1

We currently have a application that generates a pdf document and automatically names it based on {UniqueID-DocCode-StartDate-StartTime}, all this data is coming from a db via our application. We are getting one major problem.

  • pdf contents and filename are getting mixed up. e.g

Filename: 123456-Doc001-28042017-1415.pdf

Contents: 987654-Doc002-28042017-1312

My problem is identifying the pdfs that have failed (contents != filename) and re-triggering them.

The filename would match the contents in terms of being present, but the contents is structured as a letter, so a direct compare wouldn't work, also they vary in length dramatically depending on how complicated the contents is.

So, my wish list would be:

  1. Ideally check for each parameter from filename. However just being able to check UniqueID would be sufficient.
  2. A way of either moving failed files, renaming them or a report back of failed files in a list.
  3. Run as a scheduled job or constantly from a directory.

Let me know if there is any particular info you need and I should be able to get it to you.

Taz
  • 111

1 Answers1

0

Using the powershell script below it converted the pdf to text which is stored in temp.txt file, which is then used to compare against the filename. The filename is split using a delimiter, and then told which of the splits to use to compare. This runs for every file in the directory where the file ends with .pdf. It would provide a list in error.log of files that did not match.

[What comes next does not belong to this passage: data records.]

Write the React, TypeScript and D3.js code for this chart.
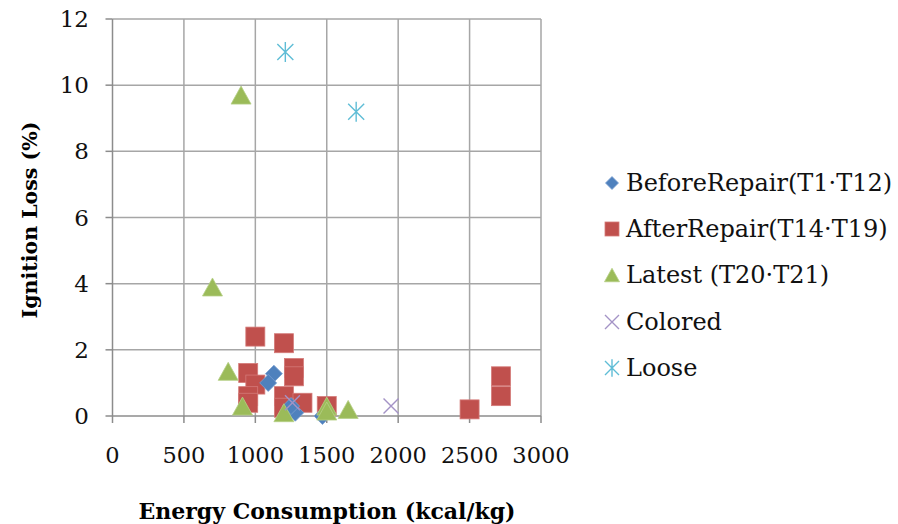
import React from 'react';
import * as d3 from 'd3';

// energy consumption (kcal/kg) vs ignition loss (%)
const beforeX = [1130, 1090, 1280, 1250, 1470];
const beforeY = [1.28, 1.0, 0.1, 0.3, 0.0];

const afterX = [1000, 1200, 950, 1000, 950, 950, 1270, 1270, 1200, 1330, 1500, 1200, 2500, 2720, 2720];
const afterY = [2.4, 2.2, 1.3, 0.95, 0.6, 0.4, 1.45, 1.2, 0.6, 0.4, 0.3, 0.25, 0.2, 1.2, 0.6];

const latestX = [900, 700, 810, 910, 1200, 1500, 1500, 1650];
const latestY = [9.7, 3.9, 1.35, 0.3, 0.1, 0.3, 0.15, 0.2];

const coloredX = [1260, 1950];
const coloredY = [0.4, 0.3];

const looseX = [1210, 1706];
const looseY = [11.0, 9.2];

const xTicks = [0, 500, 1000, 1500, 2000, 2500, 3000];
const yTicks = [0, 2, 4, 6, 8, 10, 12];

const legendLabels = ['BeforeRepair(T1·T12)', 'AfterRepair(T14·T19)', 'Latest (T20·T21)', 'Colored', 'Loose'];

const BLUE = '#4F81BD';
const RED = '#C0504D';
const GREEN = '#9BBB59';
const PURPLE = '#A493C6';
const CYAN = '#5FBDD6';

const serif = '"DejaVu Serif", "Liberation Serif", serif';

const Marker = ({ kind, cx, cy, s }: { kind: number; cx: number; cy: number; s: number }) => {
  const h = s / 2;
  if (kind === 0) {
    return (
      <path
        d={`M${cx},${cy - h}L${cx + h},${cy}L${cx},${cy + h}L${cx - h},${cy}Z`}
        fill={BLUE}
        stroke="#7aa0d0"
        strokeWidth={0.8}
      />
    );
  }
  if (kind === 1) {
    return <rect x={cx - h} y={cy - h} width={s} height={s} fill={RED} stroke="#d47a78" strokeWidth={0.8} />;
  }
  if (kind === 2) {
    const th = s * 0.9;
    return (
      <path
        d={`M${cx},${cy - th / 2}L${cx + h},${cy + th / 2}L${cx - h},${cy + th / 2}Z`}
        fill={GREEN}
        stroke="#b5cf85"
        strokeWidth={0.8}
      />
    );
  }
  if (kind === 3) {
    return (
      <path
        d={`M${cx - h},${cy - h}L${cx + h},${cy + h}M${cx - h},${cy + h}L${cx + h},${cy - h}`}
        stroke={PURPLE}
        strokeWidth={1.4}
        fill="none"
      />
    );
  }
  return (
    <path
      d={`M${cx - h},${cy - h}L${cx + h},${cy + h}M${cx - h},${cy + h}L${cx + h},${cy - h}M${cx},${cy - h * 1.25}L${cx},${cy + h * 1.25}`}
      stroke={CYAN}
      strokeWidth={1.4}
      fill="none"
    />
  );
};

const App = () => {
  const x = d3.scaleLinear().domain([0, 3000]).range([112.5, 541]);
  const y = d3.scaleLinear().domain([0, 12]).range([416, 19]);

  const series = [
    { kind: 0, xs: beforeX, ys: beforeY, size: 17 },
    { kind: 1, xs: afterX, ys: afterY, size: 19 },
    { kind: 2, xs: latestX, ys: latestY, size: 20 },
    { kind: 3, xs: coloredX, ys: coloredY, size: 15 },
    { kind: 4, xs: looseX, ys: looseY, size: 16 },
  ];
  // draw order: red under, blue, green, purple, cyan
  const order = [1, 0, 2, 3, 4];

  const legendY = [183, 229, 275, 322, 368];
  const legendSize = [13, 14, 15, 14, 14];

  return (
    <svg width={898} height={524} style={{ position: 'absolute', left: 0, top: 0, background: '#fff' }}>
      {/* grid */}
      {yTicks.filter((t) => t > 0).map((t) => (
        <line key={'gy' + t} x1={x(0)} x2={x(3000)} y1={y(t)} y2={y(t)} stroke="#a6a6a6" strokeWidth={1.5} />
      ))}
      {xTicks.filter((t) => t > 0).map((t) => (
        <line key={'gx' + t} x1={x(t)} x2={x(t)} y1={y(12)} y2={y(0)} stroke="#a6a6a6" strokeWidth={1.5} />
      ))}
      {/* axes */}
      <line x1={x(0)} x2={x(0)} y1={y(12)} y2={y(0)} stroke="#8c8c8c" strokeWidth={1.5} />
      <line x1={x(0)} x2={x(3000)} y1={y(0)} y2={y(0)} stroke="#8c8c8c" strokeWidth={1.5} />
      {yTicks.map((t) => (
        <line key={'ty' + t} x1={x(0) - 7} x2={x(0)} y1={y(t)} y2={y(t)} stroke="#8c8c8c" strokeWidth={1.5} />
      ))}
      {xTicks.map((t) => (
        <line key={'tx' + t} x1={x(t)} x2={x(t)} y1={y(0)} y2={y(0) + 7} stroke="#8c8c8c" strokeWidth={1.5} />
      ))}
      {yTicks.map((t) => (
        <text key={'ly' + t} x={89} y={y(t) + 8} textAnchor="end" fontFamily={serif} fontSize={23} fill="#111">
          {t}
        </text>
      ))}
      {xTicks.map((t) => (
        <text key={'lx' + t} x={x(t)} y={463} textAnchor="middle" fontFamily={serif} fontSize={22.5} fill="#111">
          {t}
        </text>
      ))}
      {/* axis titles */}
      <text x={327} y={519} textAnchor="middle" fontFamily={serif} fontWeight="bold" fontSize={22} fill="#000">
        Energy Consumption (kcal/kg)
      </text>
      <text
        transform={`translate(37,220) rotate(-90)`}
        textAnchor="middle"
        fontFamily={serif}
        fontWeight="bold"
        fontSize={20.5}
        fill="#000"
      >
        Ignition Loss (%)
      </text>
      {/* points */}
      {order.map((si) => {
        const s = series[si];
        return (
          <g key={'s' + si}>
            {s.xs.map((v, i) => (
              <Marker key={i} kind={s.kind} cx={x(v)} cy={y(s.ys[i])} s={s.size} />
            ))}
          </g>
        );
      })}
      {/* legend */}
      {legendLabels.map((lab, i) => (
        <g key={'lg' + i}>
          <Marker kind={i} cx={612} cy={legendY[i]} s={legendSize[i]} />
          <text x={626} y={legendY[i] + 8} fontFamily={serif} fontSize={24} fill="#111">
            {lab}
          </text>
        </g>
      ))}
    </svg>
  );
};

export default App;
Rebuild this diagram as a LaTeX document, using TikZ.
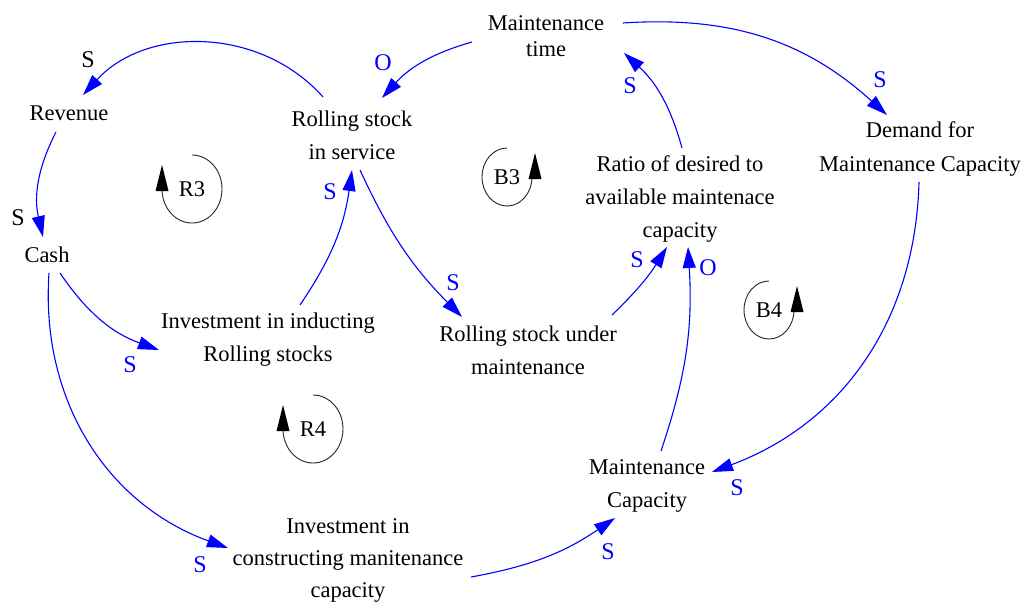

We had to use a third party .exe to convert pdf to text.

$path = "C:\brokenPDFs\"

$output = $path + "\output.log"
$errorpath = $path + "\error.log"

"Start:" | Out-File $output
"Start:" | Out-File $errorpath

Clear-Content $output
Clear-Content $errorpath

$exe = $path + "pdftotext.exe" 

$errorcount = 0

$files = Get-ChildItem $path *.pdf

 Foreach ($currentfile In $files)
        {
        $filename=$currentfile.Name
        $splitname = $filename.split("^")
        $currentUR = $splitname[0]

        #write-host $currentfile.Name

        &$exe $currentfile.FullName $path\temp.txt

        $result = select-string -Path $path\temp.txt -Pattern $currentUR -Quiet      

            If ($result -eq $true)
                {
                $match = $currentfile.FullName
                "Match on string :  $currentUR  in file :  $match" | Out-File $output -Append
                }
            If ($result -eq $false)
                {
                $match = $currentfile.FullName
                "String not found:  $currentUR  missing from file :  $match" | Out-File $errorpath -Append
                write-host "ERROR: $currentfile missing $currentUR"
                $errorcount++
                }
            $result = $null
        }

        write-host "Total Errors: $errorcount"
Taz
  • 111